5 replies on “The Walking Dead Review: “Home””

  1. Bullets, especially from AR style rifles or their equivalents, penetrate bodies, cars, doors, standard ballistic armor, and concrete block quite well. Car doors and bodies don’t even stand up to pistol calibers (9mm, .45, .357) all that well. If the bullet doesn’t hit a bone or some internal part of a car tougher than sheet metal, it will go right through. We took a used (yes it was older, but in theory still good) vest to the farm once and shot it with a variety of things. A 9 will penetrate about 1/3 of the time. Rifles above .22 just go right trough.
    But TV and movies will never get this right, it would make the good guys look bad and the bad guys wouldn’t seem so incompetent.
    I won’t even get into the good guy=good aim, bad guy=barn? what barn? argument.

    • At least everyone seemed equally bad at shooting at moving targets and targets under cover in this episode and it wasn’t just one sided.

      Losing a perch in the high ground (tower) is a nearly fatal mistake by the group. They should have that constantly manned in future episodes.

      • I think there’s a pretty big difference when shooting relaxed (even if a zombie is running at you), and shooting while someone else is shooting back.
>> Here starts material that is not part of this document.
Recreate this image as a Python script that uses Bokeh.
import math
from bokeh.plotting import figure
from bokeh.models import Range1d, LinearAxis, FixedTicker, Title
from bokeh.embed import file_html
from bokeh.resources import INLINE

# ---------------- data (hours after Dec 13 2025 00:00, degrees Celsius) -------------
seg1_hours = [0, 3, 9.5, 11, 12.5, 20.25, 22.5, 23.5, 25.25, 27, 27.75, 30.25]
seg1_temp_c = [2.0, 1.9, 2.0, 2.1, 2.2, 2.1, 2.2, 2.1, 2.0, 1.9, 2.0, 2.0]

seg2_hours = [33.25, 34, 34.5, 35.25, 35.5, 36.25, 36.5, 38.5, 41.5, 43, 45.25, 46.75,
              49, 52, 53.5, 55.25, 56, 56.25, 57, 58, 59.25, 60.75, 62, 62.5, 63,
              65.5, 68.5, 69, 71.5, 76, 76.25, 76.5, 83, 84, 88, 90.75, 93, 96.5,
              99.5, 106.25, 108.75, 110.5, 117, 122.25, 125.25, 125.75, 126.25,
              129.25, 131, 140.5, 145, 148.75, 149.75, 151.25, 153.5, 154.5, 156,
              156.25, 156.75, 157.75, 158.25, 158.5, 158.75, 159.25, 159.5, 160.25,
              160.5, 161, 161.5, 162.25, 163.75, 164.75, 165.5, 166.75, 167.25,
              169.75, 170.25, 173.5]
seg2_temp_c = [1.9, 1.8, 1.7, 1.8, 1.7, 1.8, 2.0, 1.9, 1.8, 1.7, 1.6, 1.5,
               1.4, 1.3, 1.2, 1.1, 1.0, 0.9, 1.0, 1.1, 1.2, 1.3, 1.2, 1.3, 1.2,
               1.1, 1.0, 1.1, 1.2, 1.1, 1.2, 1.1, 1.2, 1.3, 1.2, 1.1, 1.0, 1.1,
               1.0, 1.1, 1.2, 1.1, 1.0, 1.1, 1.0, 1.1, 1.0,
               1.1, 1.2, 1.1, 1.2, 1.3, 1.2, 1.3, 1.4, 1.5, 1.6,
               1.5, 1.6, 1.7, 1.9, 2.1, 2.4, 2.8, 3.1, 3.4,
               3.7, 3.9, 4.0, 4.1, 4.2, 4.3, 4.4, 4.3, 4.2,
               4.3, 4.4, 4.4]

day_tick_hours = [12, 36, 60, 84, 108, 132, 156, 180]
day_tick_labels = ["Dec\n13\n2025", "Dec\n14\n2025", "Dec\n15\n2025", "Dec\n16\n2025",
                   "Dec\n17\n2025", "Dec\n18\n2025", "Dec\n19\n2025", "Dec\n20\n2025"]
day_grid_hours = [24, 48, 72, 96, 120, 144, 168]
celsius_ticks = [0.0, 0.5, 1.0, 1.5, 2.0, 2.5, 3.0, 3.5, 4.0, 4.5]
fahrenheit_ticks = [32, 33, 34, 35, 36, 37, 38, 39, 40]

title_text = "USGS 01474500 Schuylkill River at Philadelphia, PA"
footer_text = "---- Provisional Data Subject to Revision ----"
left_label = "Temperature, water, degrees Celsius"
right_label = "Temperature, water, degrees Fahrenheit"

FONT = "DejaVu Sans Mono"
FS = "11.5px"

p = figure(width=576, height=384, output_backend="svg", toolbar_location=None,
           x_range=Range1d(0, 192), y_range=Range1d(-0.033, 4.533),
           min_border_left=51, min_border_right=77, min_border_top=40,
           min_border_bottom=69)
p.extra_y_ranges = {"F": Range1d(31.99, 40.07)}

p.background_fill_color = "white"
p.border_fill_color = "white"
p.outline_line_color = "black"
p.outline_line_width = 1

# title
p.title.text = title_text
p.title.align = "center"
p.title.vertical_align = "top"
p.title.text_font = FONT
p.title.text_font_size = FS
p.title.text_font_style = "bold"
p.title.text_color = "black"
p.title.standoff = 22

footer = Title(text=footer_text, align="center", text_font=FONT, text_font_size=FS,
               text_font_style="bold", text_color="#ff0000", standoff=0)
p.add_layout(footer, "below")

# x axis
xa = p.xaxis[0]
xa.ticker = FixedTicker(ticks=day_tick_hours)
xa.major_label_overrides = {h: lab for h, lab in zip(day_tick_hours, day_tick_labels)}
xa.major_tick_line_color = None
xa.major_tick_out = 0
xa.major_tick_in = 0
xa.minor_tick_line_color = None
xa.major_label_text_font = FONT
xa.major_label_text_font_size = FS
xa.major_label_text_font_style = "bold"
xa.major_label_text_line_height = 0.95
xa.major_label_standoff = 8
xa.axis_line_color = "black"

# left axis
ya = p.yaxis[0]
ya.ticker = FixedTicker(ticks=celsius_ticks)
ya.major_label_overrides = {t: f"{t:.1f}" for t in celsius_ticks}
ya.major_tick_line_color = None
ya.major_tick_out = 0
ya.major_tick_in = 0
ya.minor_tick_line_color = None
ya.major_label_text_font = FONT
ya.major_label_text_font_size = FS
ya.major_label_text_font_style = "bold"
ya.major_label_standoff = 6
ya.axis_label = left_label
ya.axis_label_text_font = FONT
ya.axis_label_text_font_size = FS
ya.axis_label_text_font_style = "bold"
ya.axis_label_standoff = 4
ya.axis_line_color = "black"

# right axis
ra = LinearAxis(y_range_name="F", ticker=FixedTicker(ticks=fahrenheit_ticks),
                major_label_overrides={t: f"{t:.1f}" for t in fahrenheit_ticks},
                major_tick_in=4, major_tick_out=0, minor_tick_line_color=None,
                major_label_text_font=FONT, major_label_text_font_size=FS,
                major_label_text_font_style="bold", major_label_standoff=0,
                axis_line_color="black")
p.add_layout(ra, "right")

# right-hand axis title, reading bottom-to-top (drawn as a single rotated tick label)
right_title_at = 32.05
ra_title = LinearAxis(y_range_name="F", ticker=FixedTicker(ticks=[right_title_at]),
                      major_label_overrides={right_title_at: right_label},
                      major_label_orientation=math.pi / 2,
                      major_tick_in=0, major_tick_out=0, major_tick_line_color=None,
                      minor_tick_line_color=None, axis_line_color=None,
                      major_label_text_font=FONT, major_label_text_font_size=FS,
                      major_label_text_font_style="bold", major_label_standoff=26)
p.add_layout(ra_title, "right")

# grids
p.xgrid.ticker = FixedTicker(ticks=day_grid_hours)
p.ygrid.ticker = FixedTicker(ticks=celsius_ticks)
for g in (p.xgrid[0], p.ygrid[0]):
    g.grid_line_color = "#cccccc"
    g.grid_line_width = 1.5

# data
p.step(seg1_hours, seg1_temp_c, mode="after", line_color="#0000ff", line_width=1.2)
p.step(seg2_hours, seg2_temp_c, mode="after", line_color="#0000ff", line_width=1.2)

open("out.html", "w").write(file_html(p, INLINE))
I’m willing to grant internal consistency there. The only thing that stood out was the Governor not taking cover, but he is a bit of a nutjob so that’s fine.

        As for the non-penetrating power of bullets, I’ll grant them that from a story telling perspective, it’s a lot easier to communicate the tactical situation of a battle when a bullet needs a line of sight to hit.

        • It’s tricky business. Some fantasies (The Avengers, say or Buffy) take place in a stylized version of reality that allows the story to happen at all. Others go for a more realistic feel– this is what realistically would follow, IF we allow for the existence of such-and-such a fantastic element.

          The Walking Dead trades on being fairly realistic, save for its core impossible premise. It’s harder to get away with non-walking-dead-related handwaves and artistic license. However, you make valid points, and these things didn’t ruin the episode. I just think it would be a better show if Action Movie Physics didn’t kick in every time somone picks up a gun.

          • But other than an improbable array of objects being bullet proof the closing battle was one of the most realistic action sequences in the show.

            In the ordinary zombie scenes you have both olympic marksmen and zombie craniums with the strength of styrofoam (reminds me of Buffy and the extremely weak sternums of vampires).

            On that note I chuckled a bit when Darryl pulled his arrow out of a zombie head that was obviously rubber.